> _Aim of the exercise_
Every record here needs to be written out again exactly.

(Dataset items)
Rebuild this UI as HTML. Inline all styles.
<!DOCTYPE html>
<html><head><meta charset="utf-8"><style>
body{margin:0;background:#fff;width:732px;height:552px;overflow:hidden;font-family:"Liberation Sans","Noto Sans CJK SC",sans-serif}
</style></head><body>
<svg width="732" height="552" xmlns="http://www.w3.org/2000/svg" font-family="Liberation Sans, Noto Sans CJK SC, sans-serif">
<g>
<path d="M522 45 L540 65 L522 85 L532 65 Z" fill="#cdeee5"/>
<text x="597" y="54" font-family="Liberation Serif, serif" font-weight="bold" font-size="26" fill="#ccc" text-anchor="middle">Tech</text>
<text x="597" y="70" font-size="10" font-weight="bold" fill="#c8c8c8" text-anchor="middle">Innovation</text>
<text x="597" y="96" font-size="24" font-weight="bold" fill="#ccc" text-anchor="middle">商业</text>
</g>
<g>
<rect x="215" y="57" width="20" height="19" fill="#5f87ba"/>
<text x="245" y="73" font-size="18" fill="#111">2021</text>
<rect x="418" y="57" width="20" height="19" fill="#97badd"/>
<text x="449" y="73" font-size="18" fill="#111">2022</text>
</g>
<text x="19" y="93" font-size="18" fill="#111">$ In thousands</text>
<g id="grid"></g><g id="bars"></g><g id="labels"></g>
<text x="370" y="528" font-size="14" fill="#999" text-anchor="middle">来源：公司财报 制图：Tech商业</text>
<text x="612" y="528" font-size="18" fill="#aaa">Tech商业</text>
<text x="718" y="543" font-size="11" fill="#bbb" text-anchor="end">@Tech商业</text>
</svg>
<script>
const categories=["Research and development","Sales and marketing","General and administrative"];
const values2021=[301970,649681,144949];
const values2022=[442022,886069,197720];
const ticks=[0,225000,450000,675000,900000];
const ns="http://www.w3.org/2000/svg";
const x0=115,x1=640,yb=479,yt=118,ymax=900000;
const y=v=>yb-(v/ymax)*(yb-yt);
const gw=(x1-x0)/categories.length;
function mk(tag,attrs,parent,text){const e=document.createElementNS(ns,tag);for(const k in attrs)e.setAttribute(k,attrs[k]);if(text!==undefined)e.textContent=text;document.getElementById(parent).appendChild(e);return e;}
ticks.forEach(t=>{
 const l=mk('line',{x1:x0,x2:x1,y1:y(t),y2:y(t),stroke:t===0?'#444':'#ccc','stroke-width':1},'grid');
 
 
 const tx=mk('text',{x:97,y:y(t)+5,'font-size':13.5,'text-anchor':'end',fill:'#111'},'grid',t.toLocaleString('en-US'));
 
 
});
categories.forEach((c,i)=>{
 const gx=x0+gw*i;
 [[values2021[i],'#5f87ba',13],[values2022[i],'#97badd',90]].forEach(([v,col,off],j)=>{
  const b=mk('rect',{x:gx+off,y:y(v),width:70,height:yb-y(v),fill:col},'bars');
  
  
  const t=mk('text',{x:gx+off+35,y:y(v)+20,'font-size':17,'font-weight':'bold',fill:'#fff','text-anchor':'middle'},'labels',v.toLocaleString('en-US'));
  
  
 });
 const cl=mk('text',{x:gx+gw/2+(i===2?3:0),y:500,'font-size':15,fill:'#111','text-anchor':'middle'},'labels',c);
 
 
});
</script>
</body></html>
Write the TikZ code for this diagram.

> _Final result_
Rebuild this UI as HTML. Inline all styles.
<!DOCTYPE html>
<html><head><meta charset="utf-8"><style>
body{margin:0;background:#fff;width:732px;height:552px;overflow:hidden;font-family:"Liberation Sans","Noto Sans CJK SC",sans-serif}
</style></head><body>
<svg width="732" height="552" xmlns="http://www.w3.org/2000/svg" font-family="Liberation Sans, Noto Sans CJK SC, sans-serif">
<g>
<path d="M522 45 L540 65 L522 85 L532 65 Z" fill="#cdeee5"/>
<text x="597" y="54" font-family="Liberation Serif, serif" font-weight="bold" font-size="26" fill="#ccc" text-anchor="middle">Tech</text>
<text x="597" y="70" font-size="10" font-weight="bold" fill="#c8c8c8" text-anchor="middle">Innovation</text>
<text x="597" y="96" font-size="24" font-weight="bold" fill="#ccc" text-anchor="middle">商业</text>
</g>
<g>
<rect x="215" y="57" width="20" height="19" fill="#5f87ba"/>
<text x="245" y="73" font-size="18" fill="#111">2021</text>
<rect x="418" y="57" width="20" height="19" fill="#97badd"/>
<text x="449" y="73" font-size="18" fill="#111">2022</text>
</g>
<text x="19" y="93" font-size="18" fill="#111">$ In thousands</text>
<g id="grid"></g><g id="bars"></g><g id="labels"></g>
<text x="370" y="528" font-size="14" fill="#999" text-anchor="middle">来源：公司财报 制图：Tech商业</text>
<text x="612" y="528" font-size="18" fill="#aaa">Tech商业</text>
<text x="718" y="543" font-size="11" fill="#bbb" text-anchor="end">@Tech商业</text>
</svg>
<script>
const categories=["Research and development","Sales and marketing","General and administrative"];
const values2021=[301970,649681,144949];
const values2022=[442022,886069,197720];
const ticks=[0,225000,450000,675000,900000];
const ns="http://www.w3.org/2000/svg";
const x0=115,x1=640,yb=479,yt=118,ymax=900000;
const y=v=>yb-(v/ymax)*(yb-yt);
const gw=(x1-x0)/categories.length;
function mk(tag,attrs,parent,text){const e=document.createElementNS(ns,tag);for(const k in attrs)e.setAttribute(k,attrs[k]);if(text!==undefined)e.textContent=text;document.getElementById(parent).appendChild(e);return e;}
ticks.forEach(t=>{
 const l=mk('line',{x1:x0,x2:x1,y1:y(t),y2:y(t),stroke:t===0?'#444':'#ccc','stroke-width':1},'grid');
 
 
 const tx=mk('text',{x:97,y:y(t)+5,'font-size':13.5,'text-anchor':'end',fill:'#111'},'grid',t.toLocaleString('en-US'));
 
 
});
categories.forEach((c,i)=>{
 const gx=x0+gw*i;
 [[values2021[i],'#5f87ba',13],[values2022[i],'#97badd',90]].forEach(([v,col,off],j)=>{
  const b=mk('rect',{x:gx+off,y:y(v),width:70,height:yb-y(v),fill:col},'bars');
  
  
  const t=mk('text',{x:gx+off+35,y:y(v)+20,'font-size':17,'font-weight':'bold',fill:'#fff','text-anchor':'middle'},'labels',v.toLocaleString('en-US'));
  
  
 });
 const cl=mk('text',{x:gx+gw/2+(i===2?3:0),y:500,'font-size':15,fill:'#111','text-anchor':'middle'},'labels',c);
 
 
});
</script>
</body></html>
Write the TikZ code for this diagram.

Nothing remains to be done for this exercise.